Heredity
The transmission of traits form parents to offspring
Trait
Any characteristic of an individual
What made the garden pea an ideal organism for Mendel’s study of genes?
inexpensive and easy to grow
short generation time
produce large number of seeds
can control which parents were involved mating
What are self and cross fertilization?
Self-fertilization is asexual reproduction while cross-fertilization is when the sperm from one flower used to fertilize another.
What is the difference between genotype and phenotype?
genotype is the set of alleles at a gene while phenotype is the physical output of the genotype.
What is a true-breeding line?
A true breeding line will produce identical offspring to themselves when self-fertilized.
What are hybrids?
The offspring of two different pure breeding lines that differed in one or more traits.
What are homozygous and heterozygous genotypes?
homozygous= two of the same alleles (RR or rr)
Heterozygous= two different alleles (Rr)
Autosomal Inheritance
The patterns of inheritance of any genes not on a sex chromosome. These are the “standard” patterns of inheritance.
Reciprocal Cross
A cross in which the phenotypes of the male and female are reversed compared with a prior cross.
Testcross
A cross of a homozygous recessive individual and an individual with the dominant phenotype but unknown genotype.
X-Linked
Referring to a gene located on the X chromosome.
Y-linked
Referring to a gene located on the Y chromosome.
What is the meaning of the P, F1, F2, etc. generations?
P= Parental Generation
F1= Offspring of P
F2= Offspring of F1
What is a back cross?
Backcrossing is a crossing of a hybrid with one of its parents.
In general, why do sex-linked disorders manifest differently than autosomal disorders?

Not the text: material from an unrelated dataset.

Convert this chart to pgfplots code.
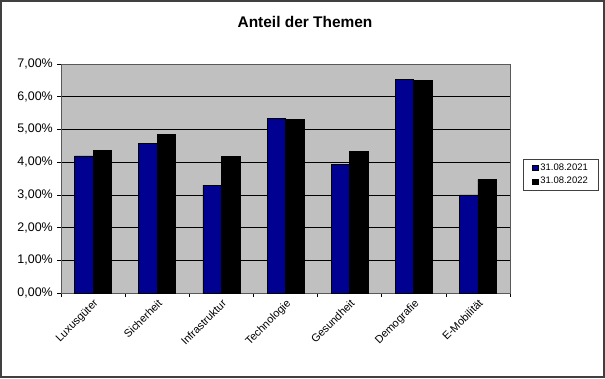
\documentclass[border=0pt]{standalone}
\usepackage{pgfplots}
\pgfplotsset{compat=1.18}
\usepackage{fontspec}
\setmainfont{Liberation Sans}
\definecolor{barblue}{RGB}{0,0,145}
\definecolor{plotbg}{RGB}{192,192,192}
\definecolor{framegray}{RGB}{64,64,64}
\begin{document}
\begin{tikzpicture}[x=1bp,y=1bp]
\useasboundingbox (0,0) rectangle (605,378);
\fill[white] (0,0) rectangle (605,378);
\draw[framegray, line width=2bp] (1,1) rectangle (604,377);
\node[font=\fontsize{15.5}{18}\selectfont\bfseries] at (305,356) {Anteil der Themen};
\begin{axis}[
  at={(61bp,85bp)}, anchor=south west,
  scale only axis, width=449bp, height=229bp,
  xmin=-0.5, xmax=6.5, ymin=0, ymax=7,
  ybar=0pt, bar width=18.5bp,
  axis background/.style={fill=plotbg},
  axis line style={draw=gray!70!black, line width=0.8bp},
  xtick={0,...,6},
  xticklabels={Luxusgüter,Sicherheit,Infrastruktur,Technologie,Gesundheit,Demografie,E-Mobilität},
  major x tick style={draw=none},
  minor xtick={-0.5,0.5,...,6.5},
  minor x tick style={black, line width=0.6bp},
  minor tick length=4bp,
  ytick={0,...,7},
  yticklabels={{0,00\%},{1,00\%},{2,00\%},{3,00\%},{4,00\%},{5,00\%},{6,00\%},{7,00\%}},
  major y tick style={black, line width=0.6bp},
  major tick length=4bp,
  tick align=outside, tick pos=left,
  ymajorgrids, grid style={black, line width=0.7bp},
  xticklabel style={font=\fontsize{11}{13}\selectfont, rotate=45, anchor=north east, inner sep=1bp},
  yticklabel style={font=\fontsize{12.5}{14}\selectfont, inner sep=1bp, xshift=-3bp},
  legend style={at={(1.029,0.517)}, anchor=west, draw=framegray, line width=0.6bp,
    font=\fontsize{9.5}{11}\selectfont, inner xsep=9bp, inner ysep=2.5bp, row sep=1.5bp},
  legend cell align=left,
  legend image code/.code={\fill[#1] (0bp,-2.6bp) rectangle (5.5bp,2.6bp);},
  legend style={/tikz/every even column/.append style={column sep=0bp}},
]
\addplot[fill=barblue, draw=black, line width=0.6bp] coordinates {(0,4.19) (1,4.57) (2,3.30) (3,5.34) (4,3.93) (5,6.53) (6,3.00)};
\addplot[fill=black, draw=black, line width=0.6bp] coordinates {(0,4.36) (1,4.85) (2,4.17) (3,5.30) (4,4.32) (5,6.51) (6,3.47)};
\legend{31.08.2021,31.08.2022}
\end{axis}
\end{tikzpicture}
\end{document}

sex-linked disorders manifest differently because some disorders are specifically x-linked or y-linked which means based on your gender you are more or less likely to get a specific disorder.
Incomplete dominance
Alleles are not always dominant or recessive, heterozygote has an intermediate phenotype.
codominance
Simultaneous expression of phenotype associate with each of the alleles in heterozygote. AB blood type.
pleiotropy
1 gene affects many traits. Example Marfan syndrome
epistasis
Two or more genes effect 1 trait.
quantitative traits.
Traits that vary continuously. Can be plotted on a bell shaped curve. Ex= height or weight
Understand how to recognize male/female diseased/carrier/non-disease individuals in a pedigree.
Male= square
Female= circle
Diseased= filled in
Carrier= half filled
non-disease=empty
How would an X-linked, Y-linked disorder or autosomal disorder show up in a karyotype?
X- linked and Y-linked would show up in the sex chromosomes while autosomal disorders would show up in the non-sex chromosomes.